8. As per the above provisions, the assessee has to utilize the amount deposited in the capital gain account for the purpose of purchase or construction of the new asset within the specified time for availing the benefit of capital gain. Here the assessee has made payments for purchase of a flat. He has paid an amount of Rs.35.10 lakhs out of the capital gain of Rs.50lakhs and the balance amount of Rs.14.90 lakhs was lying unutilized in the capital gain account scheme which was brought to tax by the Assessing Officer and the assessee himself had agreed before him during the course of assessment proceedings.

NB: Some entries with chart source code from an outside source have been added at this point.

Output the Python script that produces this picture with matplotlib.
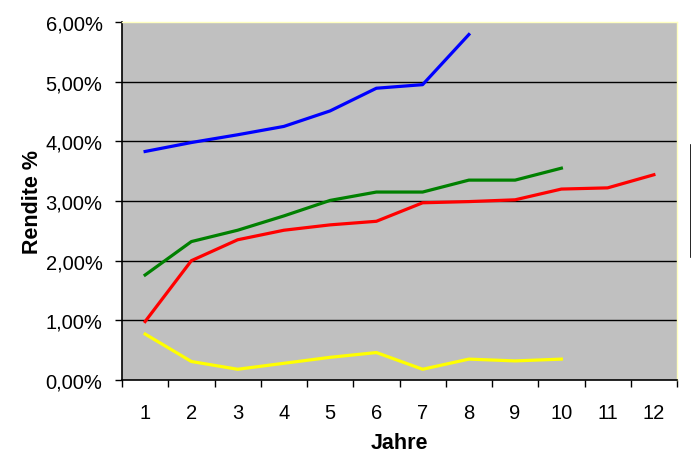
import matplotlib
matplotlib.use("Agg")
import matplotlib.pyplot as plt
from matplotlib.lines import Line2D
from matplotlib.ticker import FixedLocator, FuncFormatter

# Data (Rendite in %)
jahre = list(range(1, 13))
blau = [3.83, 3.98, 4.11, 4.25, 4.51, 4.89, 4.95, 5.79]
gruen = [1.76, 2.32, 2.51, 2.75, 3.01, 3.15, 3.15, 3.35, 3.35, 3.55]
rot = [0.98, 2.00, 2.35, 2.51, 2.60, 2.66, 2.97, 2.99, 3.02, 3.20, 3.22, 3.44]
gelb = [0.77, 0.31, 0.18, 0.28, 0.38, 0.46, 0.18, 0.35, 0.32, 0.35]
y_ticks = [0, 1, 2, 3, 4, 5, 6]

plt.rcParams['font.family'] = ['Liberation Sans', 'DejaVu Sans']

W, H = 691, 464
fig = plt.figure(figsize=(W / 100, H / 100), dpi=100)
ax = fig.add_axes([122 / W, (H - 381) / H, (677 - 122) / W, (381 - 23) / H])
ax.set_facecolor('#C0C0C0')

# Gridlines
for v in y_ticks[1:-1]:
    ax.axhline(v, color='black', linewidth=1.0, zorder=1)

# Series
ax.plot(jahre[:len(blau)], blau, color='#0000FF', linewidth=2.3, zorder=3)
ax.plot(jahre[:len(gruen)], gruen, color='#008000', linewidth=2.3, zorder=3)
ax.plot(jahre[:len(rot)], rot, color='#FF0000', linewidth=2.3, zorder=3)
ax.plot(jahre[:len(gelb)], gelb, color='#FFFF00', linewidth=2.3, zorder=3)

ax.set_xlim(0.5, 12.5)
ax.set_ylim(0, 6)

# Spines
for s in ['top', 'right']:
    ax.spines[s].set_color('#FFFFC0')
    ax.spines[s].set_linewidth(1.0)
for s in ['left', 'bottom']:
    ax.spines[s].set_color('black')
    ax.spines[s].set_linewidth(1.2)

# X axis: tick marks at category boundaries, labels at centers
ax.xaxis.set_major_locator(FixedLocator([j + 0.5 for j in [0] + jahre]))
ax.xaxis.set_major_formatter(FuncFormatter(lambda v, p: ''))
ax.xaxis.set_minor_locator(FixedLocator(jahre))
ax.xaxis.set_minor_formatter(FuncFormatter(lambda v, p: f'{int(round(v))}'))
ax.tick_params(axis='x', which='major', direction='out', length=5, width=1, color='black')
ax.tick_params(axis='x', which='minor', length=0, pad=16.5, labelsize=14.5)

# Y axis
ax.set_yticks(y_ticks)
ax.yaxis.set_major_formatter(FuncFormatter(lambda v, p: f'{v:.2f}'.replace('.', ',') + '%'))
ax.tick_params(axis='y', direction='out', length=5, width=1, color='black', pad=9, labelsize=14.5)

ax.set_xlabel('Jahre', fontsize=15.5, fontweight='bold', labelpad=7)
ax.set_ylabel('Rendite %', fontsize=15.5, fontweight='bold', labelpad=2)

# Left edge of legend box (cut off)
fig.add_artist(Line2D([690.5 / W, 690.5 / W], [(H - 146) / H, (H - 258) / H],
                      color='black', linewidth=1.2, transform=fig.transFigure))

fig.savefig('out.png', dpi=100)
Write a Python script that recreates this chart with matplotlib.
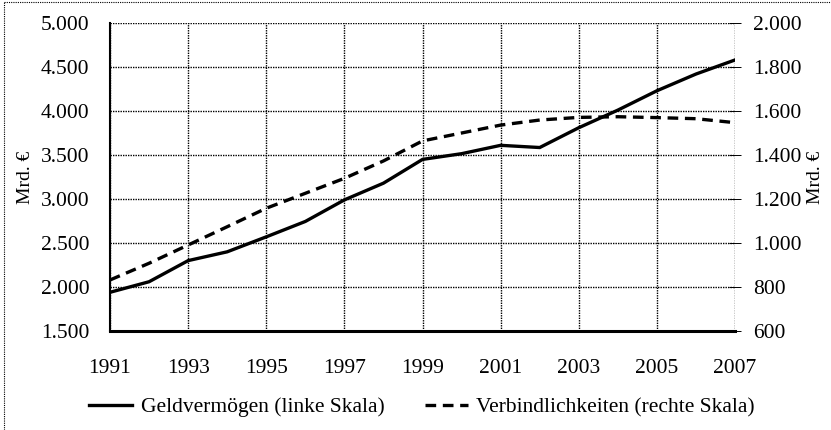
import matplotlib
matplotlib.use("Agg")
import matplotlib.pyplot as plt
from matplotlib.ticker import FuncFormatter
from matplotlib.lines import Line2D

years = list(range(1991, 2008))
geldvermoegen = [1940, 2060, 2300, 2400, 2570, 2745, 2990, 3180, 3450, 3515,
                 3610, 3585, 3810, 4010, 4230, 4420, 4580]
verbindlichkeiten = [832, 908, 991, 1074, 1158, 1226, 1294, 1373, 1464, 1500,
                     1536, 1559, 1571, 1574, 1570, 1565, 1547]
left_ticks = [1500, 2000, 2500, 3000, 3500, 4000, 4500, 5000]
right_ticks = [600, 800, 1000, 1200, 1400, 1600, 1800, 2000]
year_ticks = list(range(1991, 2008, 2))

plt.rcParams["font.family"] = ["Liberation Serif", "DejaVu Serif"]
plt.rcParams["font.size"] = 15.5


def de_fmt(v, pos):
    return f"{int(v):,}".replace(",", ".")


fig = plt.figure(figsize=(8.31, 4.30), dpi=100)
ax = fig.add_axes([0.1324, 0.2302, 0.7521, 0.7163])
ax2 = ax.twinx()

ax.plot(years, geldvermoegen, color="black", lw=2.4, solid_joinstyle="miter",
        label="Geldvermögen (linke Skala)")
ax2.plot(years, verbindlichkeiten, color="black", lw=2.4, ls=(0, (3.2, 2.0)),
         label="Verbindlichkeiten (rechte Skala)")

ax.set_xlim(1991, 2007)
ax.set_ylim(1500, 5000)
ax2.set_ylim(600, 2000)
ax.set_xticks(year_ticks)
ax.set_yticks(left_ticks)
ax2.set_yticks(right_ticks)
ax.yaxis.set_major_formatter(FuncFormatter(de_fmt))
ax2.yaxis.set_major_formatter(FuncFormatter(de_fmt))

ax.grid(True, color="black", ls=(0, (1, 0.8)), lw=1.0)
for a in (ax, ax2):
    a.spines["top"].set_visible(False)
    a.spines["right"].set_visible(False)
ax.spines["left"].set_linewidth(1.5)
ax.spines["bottom"].set_linewidth(2.2)
ax2.spines["left"].set_visible(False)
ax2.spines["bottom"].set_visible(False)

ax.tick_params(axis="y", length=0, pad=15)
ax.tick_params(axis="x", length=0, pad=20)
ax2.tick_params(axis="y", direction="inout", length=8, width=0.7, pad=9)

ax.set_ylabel("Mrd. €", fontsize=14, labelpad=5)
ax2.set_ylabel("Mrd. €", fontsize=14, rotation=90, labelpad=4)

h1, l1 = ax.get_legend_handles_labels()
h2, l2 = ax2.get_legend_handles_labels()
fig.legend(h1 + h2, l1 + l2, loc="center", bbox_to_anchor=(0.508, 1 - 407 / 430),
           ncol=2, frameon=False, handlelength=2.0, columnspacing=1.85,
           handletextpad=0.4)

fig.add_artist(Line2D([0.005, 0.005], [0, 0.996], transform=fig.transFigure,
                      color="black", lw=0.8, ls=(0, (1, 1))))
fig.add_artist(Line2D([0.005, 1], [0.996, 0.996], transform=fig.transFigure,
                      color="black", lw=0.8, ls=(0, (1, 1))))

fig.savefig("out.png", dpi=100)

9. A perusal of the details of payments made by the assessee shows that he has paid the following amounts after the assessment year:-
(Amt. in Rs.)
07.05.2012 – 4,16,957/-
16.01.2013 – 4,60,809/-
30.04.2013 – 3,26,825/-
25.09.2013 – 3,26,826/-
12.02.2014 – 2,20,000/-
10. From the above, it is clear that the assessee has made payments subsequently, but, not utilised the capital gain amount lying in the capital gain account scheme before the specified date. Therefore, the action of the ld.CIT(A) confirming the addition in my opinion is justified.
11. The various decisions relied on by the ld. counsel for the assessee are distinguishable and not applicable to the facts of the present case. In all those decisions the benefit of section 54/54F were allowed since there was delay in handing over of the flats to the assessees concerned where full or substantial payments were made and in none of the cases, there was non-payment from the capital gain account within the statutory period. In the instant case, the assessee has not utilised the amount lying in the capital gain account within the statutory period and in fact had surrendered the same during the course of assessment proceedings and, therefore, the said amount is liable to tax.
12. In this view of the matter, I do not find any infirmity in the order of the ld.CIT(A). Accordingly, the same is upheld and the grounds raised by the assessee are dismissed.
13. In the result, the appeal filed by the assessee is dismissed.
The order pronounced in the open court on 28.05.2021.